To help matters along, we are faced with constant criticism from those who think we should be doing more: the Governor and the Legislature think our transfer rates are too low; UC and CSU, now that their facilities and-from their perspective-their funding are impacted (we should have their funding problems), want us to handle the freshman and sophomores they have no room for; and business people can't seem to decide whether they want entry-level workers to provide a quick fix for their bottom line, or skilled generalists who will be with them for the long haul, so, for them, we are either too slow or too fast. It's little wonder, in the face of all these demands, that we find ourselves a little confused about what we're doing here.

As institutions of higher education, the answer should be simple: we provide quality education, the equivalent of anything students would get in any of the public postsecondary segments. This should be the case, whether the students' goal is transfer or vocational training. The distinction between our transfer and vocational education functions has been blurred, in fact, by the Career Ladders Initiative of our Board of Governors. The blurring occurs in the repeated call for the "integration" of vocational and "academic" education for the traditional vocational education student. What this call acknowledges is that the best vocational training will not only have the specific focus of a vocational area; it will also include a strong component of general education, with exposure to the arts and sciences, to history and language and mathematics, to all those areas that have classically been considered to prepare one to live a rich life and to function effectively in the world.2 The Career Ladders Initiative, in other words, recognizes that, as Neil Postman tells us in The End of Education, the preparation for making a living has always been well served by a good general education.3

A quality public education is one which does not serve a public, but which creates a public, to cite Postman again.4 Its goal is the self-actualization of its students, the creation of literate, compassionate people, capable of contributing to a democratic society.
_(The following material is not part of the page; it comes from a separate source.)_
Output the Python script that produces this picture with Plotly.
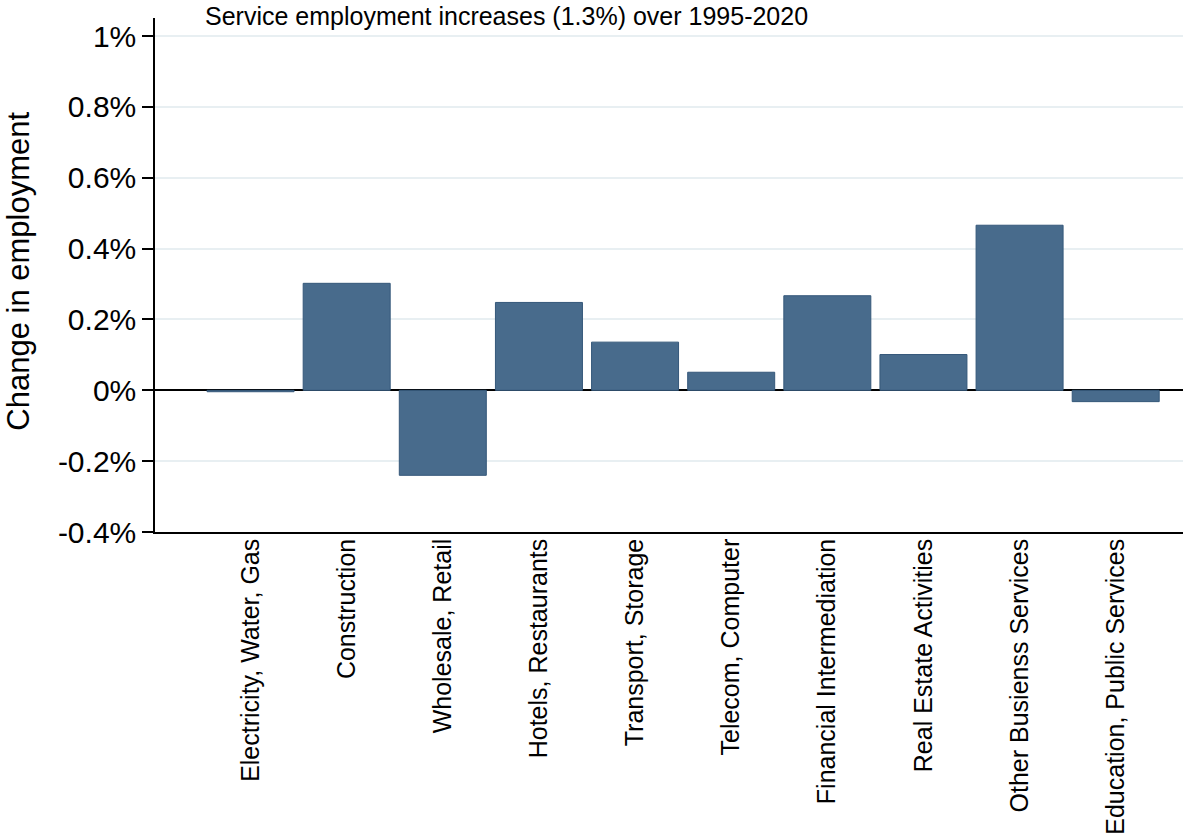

As Howard Bowen tells us, the goal of higher education is the development of the whole person, involving the transformation of resources, not into things, but into "desired intangible qualities of human beings."5

As obvious as this concept of quality may seem, it appears to be lost on many of the Master Plan staffers and accreditation commissioners of the world, who-perhaps forgetting their own educations-seek to define quality in terms of "measurable outcomes" and the acquisition of "skill sets."

Over the years, my own commitment to our system of community colleges has deepened as I have witnessed, again and again, the dedication of colleagues-vocational and academic-to the "whole person," to enhancing and enriching the potential of students' lives. We can't let ourselves be distracted from or confused about what we are doing here. It's simply too important, and we must keep our conception of quality as the actualization of potential clearly in focus, both for ourselves and our friends and our critics. And with that clarity of focus, we must demand the resources to make the promise of quality a reality.

1 Mr. Ratliff asserted, at a meeting of the Intersegmental Coordinating Council (ICC) on January 18, 2002, that, because the Master Plan workgroups had had little time to attend to higher education (they were almost exclusively concerned with K-12), he would be the author o f the higher education portion of the new Plan.

2 We might note that a plumber who works on pipes and drains is called a "plumber" and is said to have a "vocation"; a plumber who works on the human anatomy is called a "doctor" and is said to have a "profession." As Regina Stanback Stroud has pointed out (Vocational Education Seminar, San Diego, February 8, 2002), our four-year universities are deeply involved in vocational education through their professional schools. And we would add that the need for a good general education is no less pressing for these professionals than for our vocational students.

3 Postman, Neil, The End of Educational: Redefining the Value of School. Vintage Books, New York, 1995, p. 32.

4Ibid., pp. 18, 57, 197.

5 Bowen, Howard R., Investment in Learning: The Individual and Social Value of American Higher Education. Johns Hopkins University Press, Baltimore, 1987, pp. 33-36, P. 12.